» Short task
Show every line of the records below that contains the word "this".

» Data lines
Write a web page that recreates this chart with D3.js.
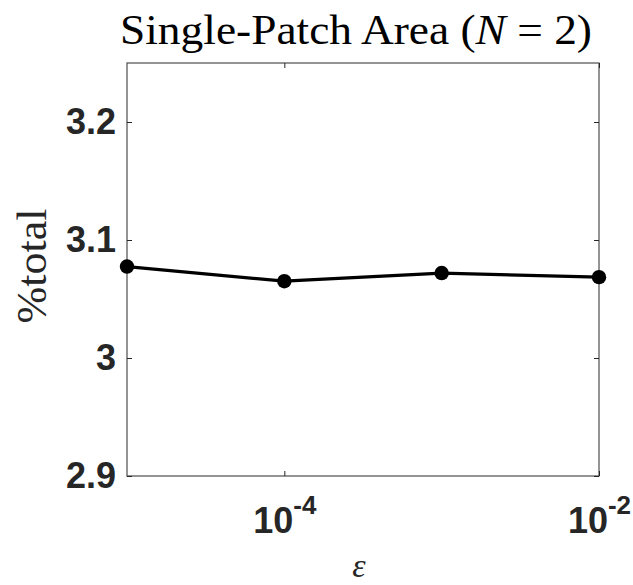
<!DOCTYPE html>
<html>
<head>
<meta charset="utf-8">
<script src="https://cdn.jsdelivr.net/npm/d3@7"></script>
<style>
  html, body { margin: 0; padding: 0; background: #fff; }
  svg { display: block; }
</style>
</head>
<body>
<svg id="chart" width="633" height="585"></svg>
<script>
// Perturbation size and resulting single-patch area share
const epsilonValues = [1e-5, 1e-4, 1e-3, 1e-2];
const percentTotal = [3.0775, 3.0651, 3.0720, 3.0685];
const yTicks = [2.9, 3.0, 3.1, 3.2];
const yTickLabels = ["2.9", "3", "3.1", "3.2"];
const xTicks = [1e-4, 1e-2];
const xTickExponents = ["-4", "-2"];

const svg = d3.select("#chart");
const margin = { left: 127, right: 34, top: 63, bottom: 109 };
const W = 633, H = 585;
const plotW = W - margin.left - margin.right;
const plotH = H - margin.top - margin.bottom;
const axisColor = "#262626";
const sans = "'Liberation Sans', Arial, sans-serif";
const serif = "'Liberation Serif', 'Times New Roman', serif";

const x = d3.scaleLog().domain([1e-5, 1e-2]).range([0, plotW]);
const y = d3.scaleLinear().domain([2.9, 3.25]).range([plotH, 0]);

const g = svg.append("g").attr("transform", `translate(${margin.left},${margin.top})`);

// Frame
g.append("rect")
  .attr("x", 0).attr("y", 0).attr("width", plotW).attr("height", plotH)
  .attr("fill", "none").attr("stroke", "#4d4d4d").attr("stroke-width", 1.2);

function styleAxis(sel) {
  sel.select(".domain").remove();
  sel.selectAll(".tick line").attr("stroke", axisColor).attr("stroke-width", 1);
}

// Left axis with labels
const yLeft = g.append("g")
  .call(d3.axisLeft(y).tickValues(yTicks).tickSize(-5).tickPadding(11)
    .tickFormat((d, i) => yTickLabels[i]));
styleAxis(yLeft);
yLeft.selectAll(".tick text")
  .attr("fill", axisColor)
  .style("font-family", sans)
  .style("font-weight", "bold")
  .style("font-size", "36px");

// Right axis ticks
const yRight = g.append("g").attr("transform", `translate(${plotW},0)`)
  .call(d3.axisRight(y).tickValues(yTicks).tickSize(-5).tickFormat(() => ""));
styleAxis(yRight);

// Bottom axis with power-of-ten labels
const xBottom = g.append("g").attr("transform", `translate(0,${plotH})`)
  .call(d3.axisBottom(x).tickValues(xTicks).tickSize(-5).tickFormat(() => ""));
styleAxis(xBottom);
xBottom.selectAll(".tick").each(function (d, i) {
  const t = d3.select(this).append("text")
    .attr("y", 57)
    .attr("text-anchor", "middle")
    .attr("fill", axisColor)
    .style("font-family", sans)
    .style("font-weight", "bold")
    .style("font-size", "36px");
  t.append("tspan").text("10");
  t.append("tspan").attr("dy", -19).style("font-size", "26px").text(xTickExponents[i]);
});

// Top axis ticks
const xTop = g.append("g")
  .call(d3.axisTop(x).tickValues(xTicks).tickSize(-5).tickFormat(() => ""));
styleAxis(xTop);

// Data line and markers
const line = d3.line().x((d, i) => x(epsilonValues[i])).y(d => y(d));
g.append("path")
  .datum(percentTotal)
  .attr("d", line)
  .attr("fill", "none")
  .attr("stroke", "#000")
  .attr("stroke-width", 3.2)
  .attr("stroke-linejoin", "round");

g.selectAll("circle.pt")
  .data(percentTotal)
  .join("circle")
  .attr("class", "pt")
  .attr("cx", (d, i) => x(epsilonValues[i]))
  .attr("cy", d => y(d))
  .attr("r", 7.2)
  .attr("fill", "#000");

// Title
const title = svg.append("text")
  .attr("x", 356).attr("y", 44)
  .attr("text-anchor", "middle")
  .attr("fill", "#000")
  .attr("textLength", 472)
  .attr("lengthAdjust", "spacingAndGlyphs")
  .style("font-family", serif)
  .style("font-size", "42px");
title.append("tspan").text("Single-Patch Area (");
title.append("tspan").style("font-style", "italic").text("N");
title.append("tspan").text(" = 2)");

// Y label
svg.append("text")
  .attr("transform", "translate(46,266) rotate(-90)")
  .attr("text-anchor", "middle")
  .attr("fill", axisColor)
  .attr("textLength", 115)
  .attr("lengthAdjust", "spacingAndGlyphs")
  .style("font-family", serif)
  .style("font-size", "42px")
  .text("%total");

// X label
svg.append("text")
  .attr("x", 359).attr("y", 577)
  .attr("text-anchor", "middle")
  .attr("fill", axisColor)
  .style("font-family", serif)
  .style("font-style", "italic")
  .style("font-size", "34px")
  .text("ε");
</script>
</body>
</html>
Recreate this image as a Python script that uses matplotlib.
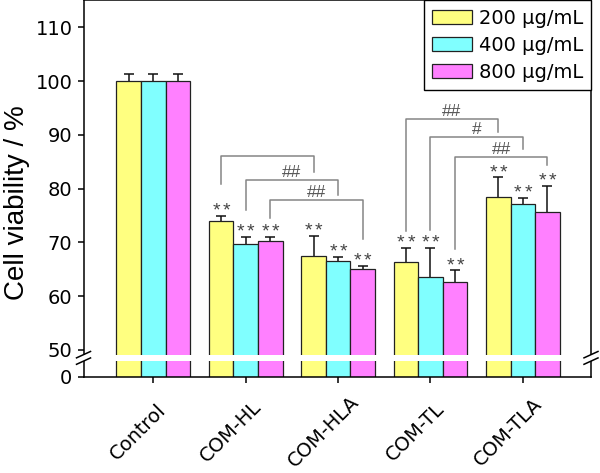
import matplotlib
matplotlib.use('Agg')
import matplotlib.pyplot as plt
import matplotlib.transforms as mtransforms
from matplotlib.patches import Rectangle
from matplotlib.lines import Line2D
import numpy as np

plt.rcParams['font.family'] = ['DejaVu Sans']

# ---- data ----
categories = ['Control', 'COM-HL', 'COM-HLA', 'COM-TL', 'COM-TLA']
dose_labels = ['200 \u03bcg/mL', '400 \u03bcg/mL', '800 \u03bcg/mL']
v200 = [100, 73.97, 67.46, 66.27, 78.43]
v400 = [100, 69.75, 66.44, 63.48, 77.18]
v800 = [100, 70.30, 64.97, 62.63, 75.70]
e200 = [1.36, 0.93, 3.68, 2.73, 3.64]
e400 = [1.36, 1.25, 0.90, 5.43, 1.12]
e800 = [1.36, 0.70, 0.69, 2.15, 4.78]
stars = ['', '**', '**', '**', '**']
ytick_values = [45, 50, 60, 70, 80, 90, 100, 110]
ytick_labels = ['0', '50', '60', '70', '80', '90', '100', '110']
# brackets: (group_a, dose_a, group_b, dose_b, y_top, y_left_end, y_right_end, label)
brackets = [
    (1, 0, 2, 0, 85.98, 80.85, 83.00, ''),
    (1, 1, 2, 1, 81.52, 76.07, 78.86, '##'),
    (1, 2, 2, 2, 77.80, 74.53, 70.62, '##'),
    (3, 0, 4, 0, 92.93, 72.03, 90.44, '##'),
    (3, 1, 4, 1, 89.51, 72.22, 87.36, '#'),
    (3, 2, 4, 2, 85.87, 68.82, 84.44, '##'),
]

colors = ['#FFFF80', '#80FFFF', '#FF80FF']
values = [v200, v400, v800]
errors = [e200, e400, e800]

fig = plt.figure(figsize=(6, 4.73), dpi=100)
ax = fig.add_axes([0.1392, 0.2036, 0.8458, 0.7954])

x = np.arange(len(categories))
w = 0.8 / 3
offsets = [-w, 0.0, w]

for i in range(3):
    xs = x + offsets[i]
    vals = np.array(values[i])
    errs = np.array(errors[i])
    ax.bar(xs, vals, w, color=colors[i], edgecolor='#222222', linewidth=0.9,
           label=dose_labels[i], zorder=2)
    eb = ax.errorbar(xs, vals, yerr=[np.zeros_like(errs), errs], fmt='none',
                     ecolor='#111111', elinewidth=1.1, capsize=3.4, capthick=1.1,
                     zorder=3)
    for cl in eb[1]:
        yd = np.asarray(cl.get_ydata())
        if np.allclose(yd, vals):
            cl.set_visible(False)
    for j in range(len(categories)):
        if stars[j]:
            for dx in (-3.7, 3.7):
                ax.annotate('*', xy=(xs[j], vals[j] + errs[j]), xytext=(dx, 0.3),
                            textcoords='offset points', ha='center', va='baseline',
                            fontsize=14, color='#444444', zorder=5,
                            family='Liberation Sans')

# significance brackets
for ga, da, gb, db, yt, yl, yr, lbl in brackets:
    xa = x[ga] + offsets[da]
    xb = x[gb] + offsets[db]
    ax.plot([xa, xa, xb, xb], [yl, yt, yt, yr], color='#858585', lw=1.1, zorder=1)
    if lbl:
        ax.annotate(lbl, xy=((xa + xb) / 2, yt), xytext=(0, 2.3),
                    textcoords='offset points', ha='center', va='baseline',
                    fontsize=12.5, color='#555555', family='Liberation Sans')

ax.set_xlim(-0.757, 4.738)
ax.set_ylim(45.0, 115.0)
ax.set_yticks(ytick_values)
ax.set_yticklabels(ytick_labels)
ax.set_xticks(x)
ax.tick_params(axis='both', direction='out', length=4.5, width=1.1, labelsize=14,
               top=False, right=False, pad=3.5)
ax.tick_params(axis='x', labelbottom=False)
for s in ax.spines.values():
    s.set_linewidth(1.1)

for j, name in enumerate(categories):
    ax.annotate(name, xy=(x[j], 0), xycoords=('data', 'axes fraction'),
                xytext=(-15, -55), textcoords='offset pixels', rotation=45,
                ha='center', va='center', rotation_mode='anchor', fontsize=14)

ax.set_ylabel('Cell viability / %', fontsize=20, family='Liberation Sans')
ax.yaxis.set_label_coords(-0.106, 0.462)

# axis break
bt = mtransforms.blended_transform_factory(ax.transAxes, ax.transData)
ax.add_patch(Rectangle((-0.02, 47.9), 1.04, 1.2, transform=bt, facecolor='white',
                       edgecolor='none', clip_on=False, zorder=10))
ddx = 7 / 507.5
ddy = 3.2 / 5.378
for x0 in (0.0, 1.0):
    for yb in (47.9, 49.1):
        ax.add_line(Line2D([x0 - ddx, x0 + ddx], [yb - ddy, yb + ddy], transform=bt,
                           color='black', lw=1.1, clip_on=False, zorder=11))

leg = ax.legend(loc='upper right', fontsize=14, frameon=True, fancybox=False,
                edgecolor='black', framealpha=1, borderaxespad=0,
                handlelength=2.05, handleheight=0.68, handletextpad=0.35,
                labelspacing=0.42, borderpad=0.42)
leg.get_frame().set_linewidth(1.0)

fig.savefig('out.png', dpi=100)
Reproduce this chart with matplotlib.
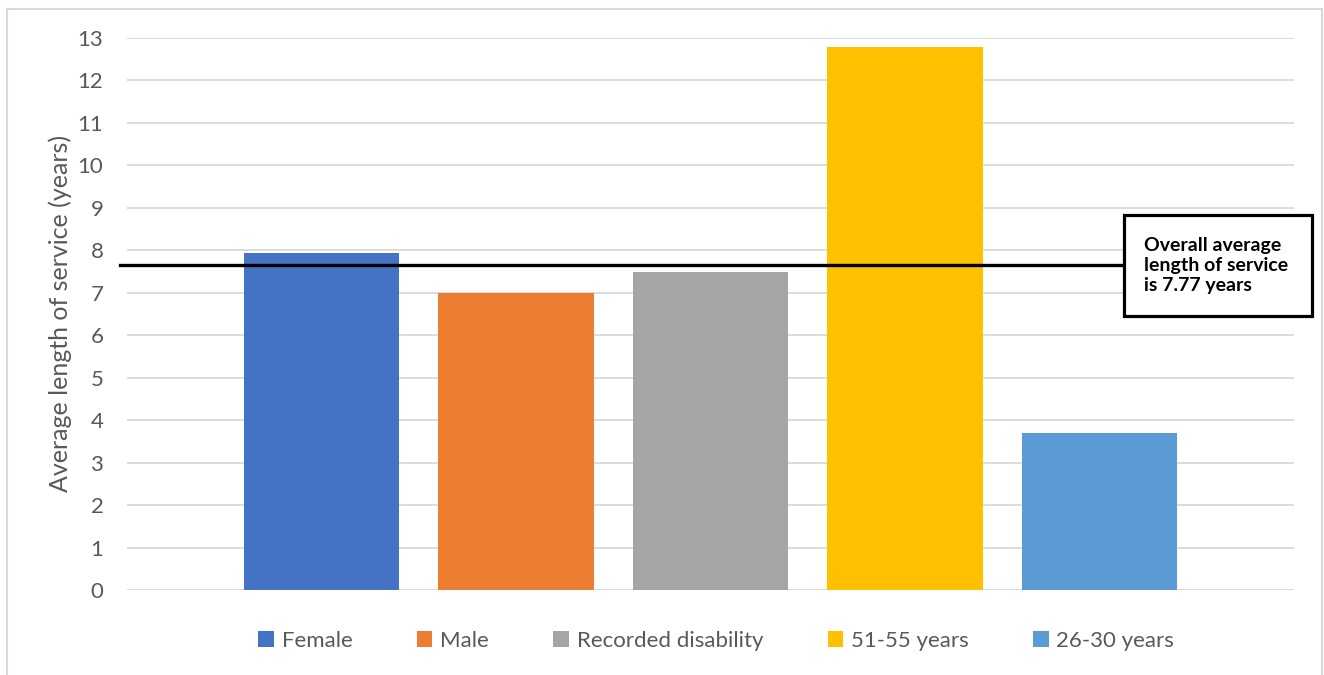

» Finished exercise
Write a web page that recreates this chart with D3.js.
  const t = d3.select(this).append("text")
Recreate this image as a Python script that uses matplotlib.
Reproduce this chart with matplotlib.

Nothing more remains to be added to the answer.